**SHORT TASK:** Determine the number of lines in the listing below where the string "matplotlib" occurs; answer with the number alone.

**MATERIAL:**
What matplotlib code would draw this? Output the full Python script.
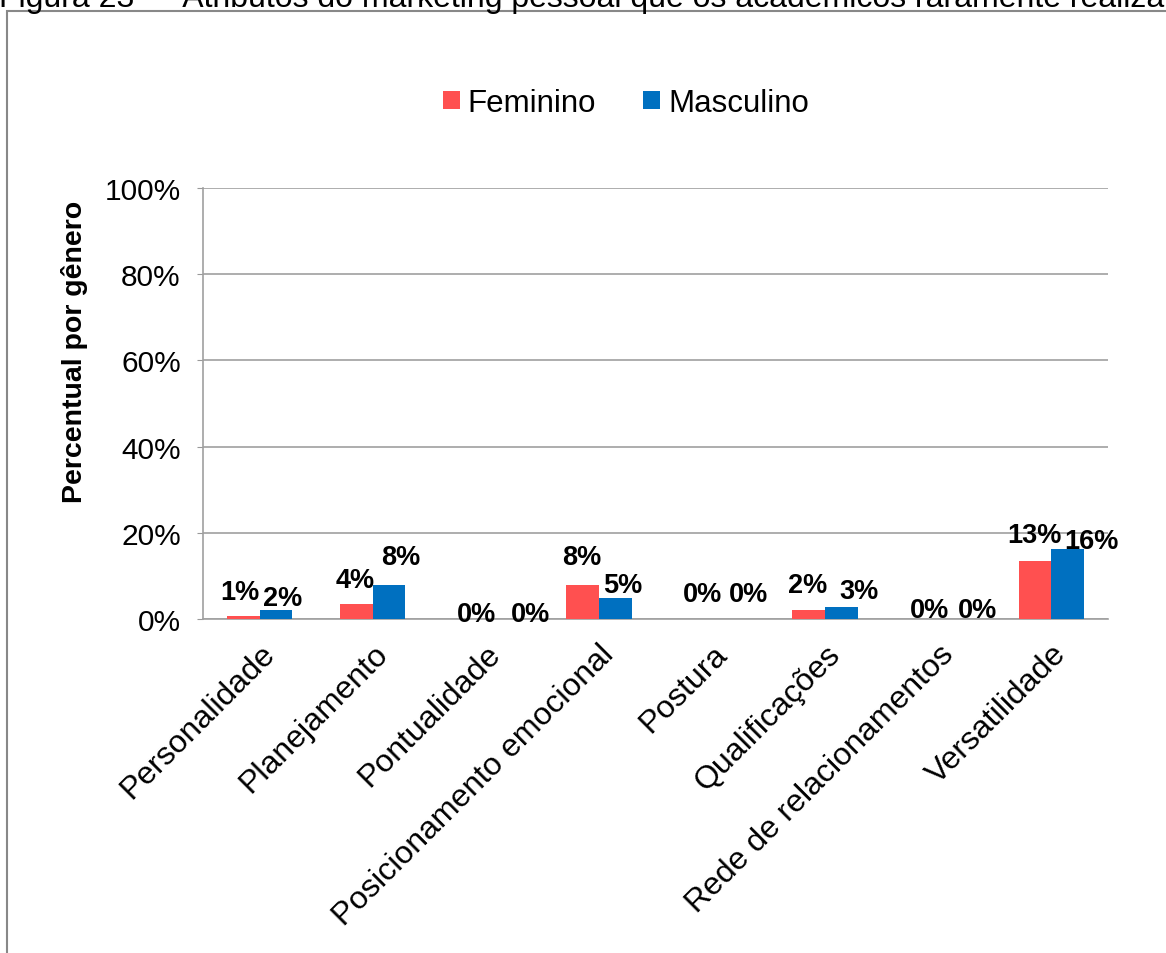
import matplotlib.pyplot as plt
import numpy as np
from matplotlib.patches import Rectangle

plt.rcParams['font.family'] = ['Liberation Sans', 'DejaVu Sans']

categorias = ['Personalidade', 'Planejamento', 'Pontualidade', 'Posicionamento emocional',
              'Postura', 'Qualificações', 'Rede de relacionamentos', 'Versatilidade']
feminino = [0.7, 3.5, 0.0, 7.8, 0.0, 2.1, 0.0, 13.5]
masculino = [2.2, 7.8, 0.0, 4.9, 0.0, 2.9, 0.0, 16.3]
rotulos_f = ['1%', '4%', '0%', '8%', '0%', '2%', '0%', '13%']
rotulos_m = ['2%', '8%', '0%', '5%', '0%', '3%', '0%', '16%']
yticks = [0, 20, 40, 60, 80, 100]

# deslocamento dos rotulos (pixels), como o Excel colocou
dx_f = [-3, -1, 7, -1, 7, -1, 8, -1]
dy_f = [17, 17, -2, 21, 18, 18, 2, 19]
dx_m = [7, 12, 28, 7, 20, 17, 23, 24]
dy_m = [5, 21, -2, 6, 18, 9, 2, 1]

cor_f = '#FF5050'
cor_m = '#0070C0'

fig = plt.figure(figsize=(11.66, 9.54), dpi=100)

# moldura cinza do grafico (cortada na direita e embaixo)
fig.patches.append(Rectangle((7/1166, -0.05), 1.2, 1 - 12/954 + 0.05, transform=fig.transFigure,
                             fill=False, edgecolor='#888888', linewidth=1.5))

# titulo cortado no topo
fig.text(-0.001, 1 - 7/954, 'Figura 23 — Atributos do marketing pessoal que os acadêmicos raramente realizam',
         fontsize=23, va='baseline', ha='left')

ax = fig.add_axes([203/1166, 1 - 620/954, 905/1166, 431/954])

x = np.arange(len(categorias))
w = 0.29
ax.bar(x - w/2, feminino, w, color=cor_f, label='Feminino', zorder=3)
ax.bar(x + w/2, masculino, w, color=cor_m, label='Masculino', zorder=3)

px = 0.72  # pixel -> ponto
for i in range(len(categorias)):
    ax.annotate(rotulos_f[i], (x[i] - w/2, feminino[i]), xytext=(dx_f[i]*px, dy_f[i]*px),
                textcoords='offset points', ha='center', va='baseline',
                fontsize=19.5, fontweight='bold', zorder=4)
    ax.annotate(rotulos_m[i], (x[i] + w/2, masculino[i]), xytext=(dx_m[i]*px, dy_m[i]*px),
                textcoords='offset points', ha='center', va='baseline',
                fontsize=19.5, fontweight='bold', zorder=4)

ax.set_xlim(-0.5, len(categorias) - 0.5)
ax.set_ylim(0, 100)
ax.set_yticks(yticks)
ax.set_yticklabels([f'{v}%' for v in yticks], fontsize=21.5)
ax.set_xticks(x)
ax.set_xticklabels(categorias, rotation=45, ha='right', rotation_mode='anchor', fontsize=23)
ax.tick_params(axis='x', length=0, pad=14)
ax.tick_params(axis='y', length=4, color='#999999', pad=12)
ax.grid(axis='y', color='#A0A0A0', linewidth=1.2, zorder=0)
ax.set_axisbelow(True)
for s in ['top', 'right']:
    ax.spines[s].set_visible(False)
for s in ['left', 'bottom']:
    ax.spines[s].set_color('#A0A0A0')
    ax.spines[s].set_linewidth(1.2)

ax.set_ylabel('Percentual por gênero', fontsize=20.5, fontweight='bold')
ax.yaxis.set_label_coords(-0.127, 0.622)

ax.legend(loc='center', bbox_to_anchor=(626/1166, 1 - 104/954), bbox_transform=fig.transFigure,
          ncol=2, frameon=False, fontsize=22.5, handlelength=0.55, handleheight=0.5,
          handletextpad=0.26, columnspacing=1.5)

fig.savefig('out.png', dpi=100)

**WRITTEN SOLUTION:** 3